Here’s how it goes: you go to your Netflix account, and get content that has been specially generated for you. No scenes and actors are real, they have never existed, but they are so realistic that you cannot tell them from the real thing. Lifelike representation of our reality equips the characters with skills and abilities that humans cannot possess and allows them to do incredible things without any CGI.
So while the entire movie is highly realistic, the time and cost of its production go significantly down. Going one step further, when the AI-based solution masters all human features and gestures, it will be able to create breathtaking pictures dynamically, on-demand.
Architecture and Interior Design
The second example of GAN’s use I’d like to discuss is its application in engineering and architecture. We can imagine at least a few practical use cases here. For instance, let’s assume you want to design or redecorate your flat.
First, you open a mobile app that scans your apartment through smartphone lenses. Then, you choose the design style. The underlying mechanism generates a real-time preview showing how the design would look like in your space. At the same time, it provides you with a list of furniture and appliances used in the design, together with a price list and stores where you can purchase all items.
In construction, we can apply a similar solution to generate plans and visualizations much faster and with a higher level of detail than they are currently made by humans.
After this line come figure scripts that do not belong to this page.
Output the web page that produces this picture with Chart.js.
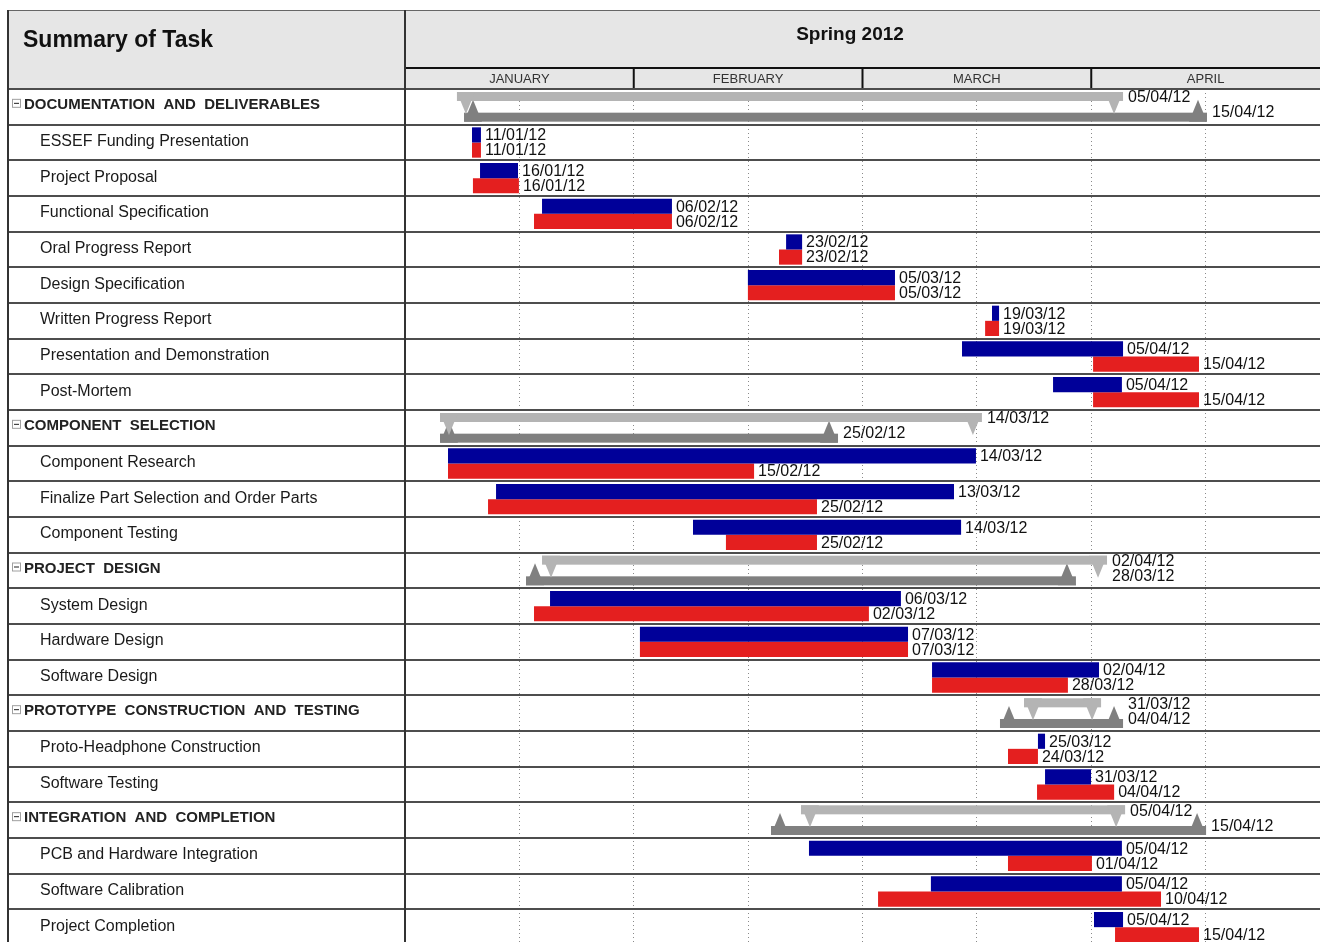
<!DOCTYPE html>
<html>
<head>
<meta charset="utf-8">
<title>Summary of Task</title>
<script src="https://cdn.jsdelivr.net/npm/chart.js@4.4.0/dist/chart.umd.min.js"></script>
<style>
  html, body { margin: 0; padding: 0; background: #fff; overflow: hidden; }
  #wrap { position: relative; width: 1320px; height: 945px; }
</style>
</head>
<body>
<div id="wrap"><canvas id="gantt"></canvas></div>
<script>
// --- DATA ---
// x values are months from 1 Jan 2012 (0 = 1 Jan, 1 = 1 Feb, 2 = 1 Mar, 3 = 1 Apr)
const title = 'Summary of Task';
const period = 'Spring 2012';
const months = ['JANUARY', 'FEBRUARY', 'MARCH', 'APRIL'];

const tasks = [
    'DOCUMENTATION  AND  DELIVERABLES',
    'ESSEF Funding Presentation',
    'Project Proposal',
    'Functional Specification',
    'Oral Progress Report',
    'Design Specification',
    'Written Progress Report',
    'Presentation and Demonstration',
    'Post-Mortem',
    'COMPONENT  SELECTION',
    'Component Research',
    'Finalize Part Selection and Order Parts',
    'Component Testing',
    'PROJECT  DESIGN',
    'System Design',
    'Hardware Design',
    'Software Design',
    'PROTOTYPE  CONSTRUCTION  AND  TESTING',
    'Proto-Headphone Construction',
    'Software Testing',
    'INTEGRATION  AND  COMPLETION',
    'PCB and Hardware Integration',
    'Software Calibration',
    'Project Completion'
];
const isSummary = [1,0,0,0,0,0,0,0,0, 1,0,0,0, 1,0,0,0, 1,0,0, 1,0,0,0];

// planned (blue / light grey summary)
const planStart = [0.227, 0.293, 0.328, 0.599, 1.666, 1.499, 2.566, 2.435, 2.833,
                   0.153, 0.188, 0.398, 1.259,
                   0.599, 0.634, 1.027, 2.304,
                   2.706, 2.767, 2.798,
                   1.731, 1.766, 2.299, 3.012];
const planEnd   = [3.139, 0.332, 0.494, 1.167, 1.736, 2.142, 2.597, 3.139, 3.134,
                   2.522, 2.496, 2.400, 2.431,
                   3.069, 2.168, 2.199, 3.034,
                   3.043, 2.798, 2.999,
                   3.148, 3.134, 3.134, 3.139];
// actual (red / dark grey summary)
const actualStart = [0.258, 0.293, 0.297, 0.564, 1.635, 1.499, 2.536, 3.008, 3.008,
                     0.153, 0.188, 0.363, 1.403,
                     0.529, 0.564, 1.027, 2.304,
                     2.601, 2.636, 2.763,
                     1.600, 2.636, 2.068, 3.104];
const actualEnd   = [3.506, 0.332, 0.498, 1.167, 1.736, 2.142, 2.597, 3.471, 3.471,
                     1.893, 1.526, 1.801, 1.801,
                     2.933, 2.028, 2.199, 2.898,
                     3.139, 2.767, 3.100,
                     3.502, 3.003, 3.305, 3.471];

const planLabels = ['05/04/12', '11/01/12', '16/01/12', '06/02/12', '23/02/12', '05/03/12', '19/03/12', '05/04/12', '05/04/12',
                    '14/03/12', '14/03/12', '13/03/12', '14/03/12',
                    '02/04/12', '06/03/12', '07/03/12', '02/04/12',
                    '31/03/12', '25/03/12', '31/03/12',
                    '05/04/12', '05/04/12', '05/04/12', '05/04/12'];
const actualLabels = ['15/04/12', '11/01/12', '16/01/12', '06/02/12', '23/02/12', '05/03/12', '19/03/12', '15/04/12', '15/04/12',
                      '25/02/12', '15/02/12', '25/02/12', '25/02/12',
                      '28/03/12', '02/03/12', '07/03/12', '28/03/12',
                      '04/04/12', '24/03/12', '04/04/12',
                      '15/04/12', '01/04/12', '10/04/12', '15/04/12'];

// --- STYLE ---
const BLUE = '#000099';
const RED = '#e41f1f';
const LIGHT_GREY = '#b4b4b4';
const DARK_GREY = '#808080';
const HEADER_BG = '#e6e6e6';
const FONT = '"Liberation Sans", Arial, sans-serif';

function barData(starts, ends) {
    return tasks.map((t, i) => isSummary[i] ? null : [starts[i], ends[i]]);
}

// grey summary bar with arrow heads at both ends; dir = 1 hangs down, -1 points up
function drawBracket(ctx, x0, x1, edge, dir, color) {
    const thick = 9, tri = 22, w = 18;
    const tip = edge + dir * tri;
    ctx.fillStyle = color;
    ctx.fillRect(x0, dir > 0 ? edge : edge - thick, x1 - x0, thick);
    [[x0, x0 + w], [x1 - w, x1]].forEach(([a, b]) => {
        ctx.beginPath();
        ctx.moveTo(a, edge);
        ctx.lineTo(b, edge);
        ctx.lineTo((a + b) / 2, tip);
        ctx.closePath();
        ctx.fill();
    });
}

const ganttPlugin = {
    id: 'gantt',
    beforeDatasetsDraw(chart) {
        const { ctx, scales: { x, y } } = chart;
        const rowH = y.getPixelForValue(1) - y.getPixelForValue(0);
        ctx.save();
        tasks.forEach((t, i) => {
            if (!isSummary[i]) return;
            const top = y.getPixelForValue(i) - rowH / 2;
            drawBracket(ctx, x.getPixelForValue(actualStart[i]), x.getPixelForValue(actualEnd[i]), top + rowH - 3, -1, DARK_GREY);
            drawBracket(ctx, x.getPixelForValue(planStart[i]), x.getPixelForValue(planEnd[i]), top + 3, 1, LIGHT_GREY);
        });
        ctx.restore();
    },
    afterDraw(chart) {
        const { ctx, scales: { x, y } } = chart;
        const rowH = y.getPixelForValue(1) - y.getPixelForValue(0);
        const right = chart.width;
        const colLeft = 8, colRight = chart.chartArea.left;
        ctx.save();

        // date labels
        ctx.font = '16px ' + FONT;
        ctx.fillStyle = '#111';
        ctx.textAlign = 'left';
        ctx.textBaseline = 'middle';
        const planMeta = chart.getDatasetMeta(0), actualMeta = chart.getDatasetMeta(1);
        tasks.forEach((t, i) => {
            const top = y.getPixelForValue(i) - rowH / 2;
            const pe = x.getPixelForValue(planEnd[i]);
            const ae = x.getPixelForValue(actualEnd[i]);
            if (isSummary[i]) {
                let px = pe, ax = ae;
                if (ae > pe && ae - pe < 40) px = ae;
                if (pe > ae && pe - ae < 40) ax = pe;
                ctx.fillText(planLabels[i], px + 5, top + 9);
                ctx.fillText(actualLabels[i], ax + 5, top + 24);
            } else {
                ctx.fillText(planLabels[i], pe + 4, planMeta.data[i].y + 1);
                ctx.fillText(actualLabels[i], ae + 4, actualMeta.data[i].y + 1);
            }
        });

        // header block
        ctx.fillStyle = HEADER_BG;
        ctx.fillRect(colLeft, 10, right - colLeft, chart.chartArea.top - 10);
        ctx.strokeStyle = '#666';
        ctx.lineWidth = 1;
        ctx.beginPath();
        ctx.moveTo(colLeft, 10.5); ctx.lineTo(right, 10.5);
        ctx.stroke();

        ctx.fillStyle = '#111';
        ctx.font = 'bold 23px ' + FONT;
        ctx.fillText(title, 23, 41);
        ctx.textAlign = 'center';
        ctx.font = 'bold 19px ' + FONT;
        ctx.fillText(period, 850, 35);

        // month row
        ctx.strokeStyle = '#111';
        ctx.lineWidth = 2;
        ctx.beginPath();
        ctx.moveTo(colRight, 68); ctx.lineTo(right, 68);
        ctx.stroke();
        ctx.font = '13px ' + FONT;
        ctx.fillStyle = '#333';
        months.forEach((m, k) => {
            const a = x.getPixelForValue(k), b = x.getPixelForValue(k + 1);
            ctx.fillText(m, (a + b) / 2, 79);
            if (k > 0) {
                ctx.beginPath();
                ctx.moveTo(a, 68); ctx.lineTo(a, chart.chartArea.top);
                ctx.stroke();
            }
        });

        // row separators
        ctx.strokeStyle = '#4d4d4d';
        ctx.lineWidth = 2;
        for (let i = 0; i <= tasks.length; i++) {
            const ly = Math.round(y.getPixelForValue(0) - rowH / 2 + i * rowH);
            ctx.beginPath();
            ctx.moveTo(colLeft, ly); ctx.lineTo(right, ly);
            ctx.stroke();
        }
        // column borders
        ctx.strokeStyle = '#333';
        [colLeft, colRight].forEach(cx => {
            ctx.beginPath();
            ctx.moveTo(cx, 10); ctx.lineTo(cx, chart.height);
            ctx.stroke();
        });

        // task names
        ctx.textAlign = 'left';
        tasks.forEach((t, i) => {
            const cy = y.getPixelForValue(i);
            if (isSummary[i]) {
                ctx.fillStyle = '#fff';
                ctx.fillRect(12, cy - 8, 9, 9);
                ctx.strokeStyle = '#a0a0a0';
                ctx.lineWidth = 1;
                ctx.strokeRect(12.5, cy - 7.5, 8, 8);
                ctx.fillStyle = '#222';
                ctx.fillRect(14, cy - 4, 5, 1);
                ctx.font = 'bold 15px ' + FONT;
                ctx.fillText(t, 24, cy - 2);
            } else {
                ctx.fillStyle = '#1a1a1a';
                ctx.font = '16px ' + FONT;
                ctx.fillText(t, 40, cy - 1);
            }
        });
        ctx.restore();
    }
};

new Chart(document.getElementById('gantt'), {
    type: 'bar',
    data: {
        labels: tasks,
        datasets: [
            { label: 'Planned', data: barData(planStart, planEnd), backgroundColor: BLUE,
              borderWidth: 0, categoryPercentage: 0.85, barPercentage: 1 },
            { label: 'Actual', data: barData(actualStart, actualEnd), backgroundColor: RED,
              borderWidth: 0, categoryPercentage: 0.85, barPercentage: 1 }
        ]
    },
    options: {
        indexAxis: 'y',
        responsive: true,
        maintainAspectRatio: false,
        animation: false,
        layout: { padding: { left: 405, top: 89, right: 0, bottom: 0 } },
        scales: {
            x: {
                type: 'linear', position: 'top', min: 0, max: 4,
                ticks: { display: false, stepSize: 0.5 },
                grid: { color: '#8a8a8a', lineWidth: 1, drawTicks: false },
                border: { display: false, dash: [1, 3] }
            },
            y: { type: 'category', display: false, grid: { display: false } }
        },
        plugins: { legend: { display: false }, tooltip: { enabled: false } }
    },
    plugins: [ganttPlugin]
});
</script>
</body>
</html>
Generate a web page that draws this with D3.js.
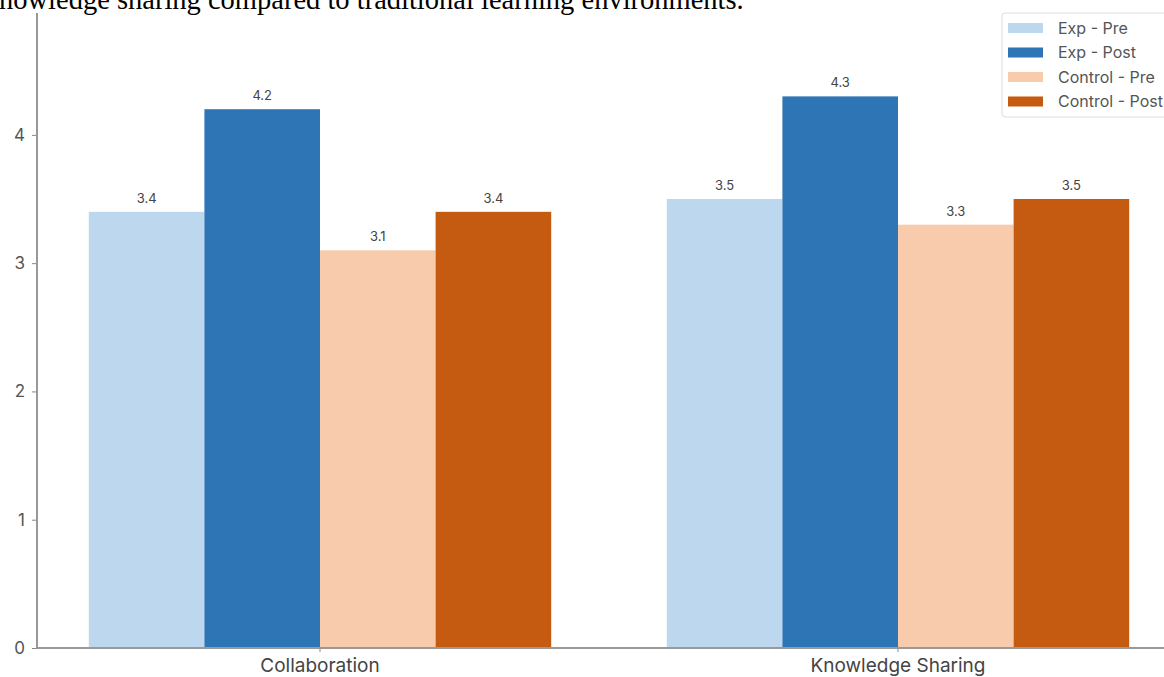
<!DOCTYPE html>
<html>
<head>
<meta charset="utf-8">
<script src="https://cdn.jsdelivr.net/npm/d3@7"></script>
<style>
  body { margin: 0; background: #fff; overflow: hidden; }
  svg { display: block; }
</style>
</head>
<body>
<div id="chart"></div>
<script>
// data
var categories = ["Collaboration", "Knowledge Sharing"];
var seriesNames = ["Exp - Pre", "Exp - Post", "Control - Pre", "Control - Post"];
var expPre = [3.4, 3.5];
var expPost = [4.2, 4.3];
var controlPre = [3.1, 3.3];
var controlPost = [3.4, 3.5];
var yTicks = [0, 1, 2, 3, 4];
var colors = ["#bdd7ee", "#2e75b6", "#f8cbad", "#c55a11"];

var seriesValues = [expPre, expPost, controlPre, controlPost];

var width = 1164, height = 677;
var axisX = 37, axisBottom = 648, axisTop = 13;
var font = "Inter, 'Open Sans', sans-serif";

var svg = d3.select("#chart")
  .append("svg")
  .attr("width", width)
  .attr("height", height);

// cut-off caption line above the chart
svg.append("text")
  .attr("x", -1)
  .attr("y", 9)
  .style("font-family", "'Liberation Serif', 'Times New Roman', serif")
  .style("font-size", "28.5px")
  .style("fill", "#000")
  .text("nowledge sharing compared to traditional learning environments.");

var x0 = d3.scaleBand()
  .domain(categories)
  .range([31, 1187])
  .paddingInner(0.2)
  .paddingOuter(0.1);

var x1 = d3.scaleBand()
  .domain(seriesNames)
  .range([0, x0.bandwidth()]);

var y = d3.scaleLinear()
  .domain([0, 4.95])
  .range([axisBottom, axisTop]);

// bars
var groups = svg.selectAll(".grp")
  .data(categories)
  .enter()
  .append("g")
  .attr("transform", function(d) { return "translate(" + x0(d) + ",0)"; });

groups.selectAll("rect")
  .data(function(d, i) {
    return seriesNames.map(function(s, j) { return {key: s, idx: j, value: seriesValues[j][i]}; });
  })
  .enter()
  .append("rect")
  .attr("x", function(d) { return x1(d.key); })
  .attr("y", function(d) { return y(d.value); })
  .attr("width", x1.bandwidth())
  .attr("height", function(d) { return axisBottom - y(d.value); })
  .style("fill", function(d) { return colors[d.idx]; });

groups.selectAll(".val")
  .data(function(d, i) {
    return seriesNames.map(function(s, j) { return {key: s, value: seriesValues[j][i]}; });
  })
  .enter()
  .append("text")
  .attr("x", function(d) { return x1(d.key) + x1.bandwidth() / 2; })
  .attr("y", function(d) { return y(d.value) - 9; })
  .attr("text-anchor", "middle")
  .style("font-family", font)
  .style("font-size", "13px")
  .style("fill", "#444")
  .text(function(d) { return d.value.toFixed(1); });

// y axis
var yAxis = svg.append("g")
  .attr("transform", "translate(" + axisX + ",0)")
  .call(d3.axisLeft(y).tickValues(yTicks).tickSize(5).tickPadding(7).tickFormat(d3.format("d")));
yAxis.select(".domain").remove();
yAxis.selectAll(".tick line").attr("stroke", "#888");
yAxis.selectAll(".tick text")
  .style("font-family", font)
  .style("font-size", "17px")
  .style("fill", "#555");

svg.append("line")
  .attr("x1", axisX).attr("x2", axisX)
  .attr("y1", axisTop).attr("y2", axisBottom)
  .attr("stroke", "#999")
  .attr("stroke-width", 2);

// x axis
var xAxis = svg.append("g")
  .attr("transform", "translate(0," + axisBottom + ")")
  .call(d3.axisBottom(x0).tickSize(4).tickPadding(7));
xAxis.select(".domain").remove();
xAxis.selectAll(".tick line").attr("stroke", "#888");
xAxis.selectAll(".tick text")
  .style("font-family", font)
  .style("font-size", "19px")
  .style("fill", "#444");

svg.append("line")
  .attr("x1", axisX - 1).attr("x2", width)
  .attr("y1", axisBottom).attr("y2", axisBottom)
  .attr("stroke", "#999")
  .attr("stroke-width", 2);

// legend
var legend = svg.append("g").attr("transform", "translate(1002,13)");
legend.append("rect")
  .attr("width", 180)
  .attr("height", 104)
  .attr("rx", 3)
  .style("fill", "#fff")
  .style("stroke", "#ddd");

var rows = legend.selectAll(".row")
  .data(seriesNames)
  .enter()
  .append("g")
  .attr("transform", function(d, i) { return "translate(0," + (15 + i * 24.5) + ")"; });

rows.append("rect")
  .attr("x", 6)
  .attr("y", -5)
  .attr("width", 35)
  .attr("height", 10)
  .style("fill", function(d, i) { return colors[i]; });

rows.append("text")
  .attr("x", 56)
  .attr("y", 5.5)
  .style("font-family", font)
  .style("font-size", "16px")
  .style("fill", "#555")
  .text(function(d) { return d; });
</script>
</body>
</html>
E-commerce is another industry that can significantly benefit from GAN. Imagine an online fashion business. As a customer, you can upload your picture to the store’s app, and check how you would look like in various outfits by ‘trying them on’ virtually, without leaving home. Such a solution allows for easier and faster decision-making; some brands are already implementing it in their e-stores.
3D Design and Models
GAN also presents an excellent opportunity for 3D design and modeling. All design processes that are currently performed manually can be automated with generative models. When we combine them with 3D printing, we will be able to build a fully-autonomous system for design and manufacturing of various objects and devices. How will it work? That’s simple. You’ll launch an application, tell the system what output you need, and wait for it to create the desired artifact.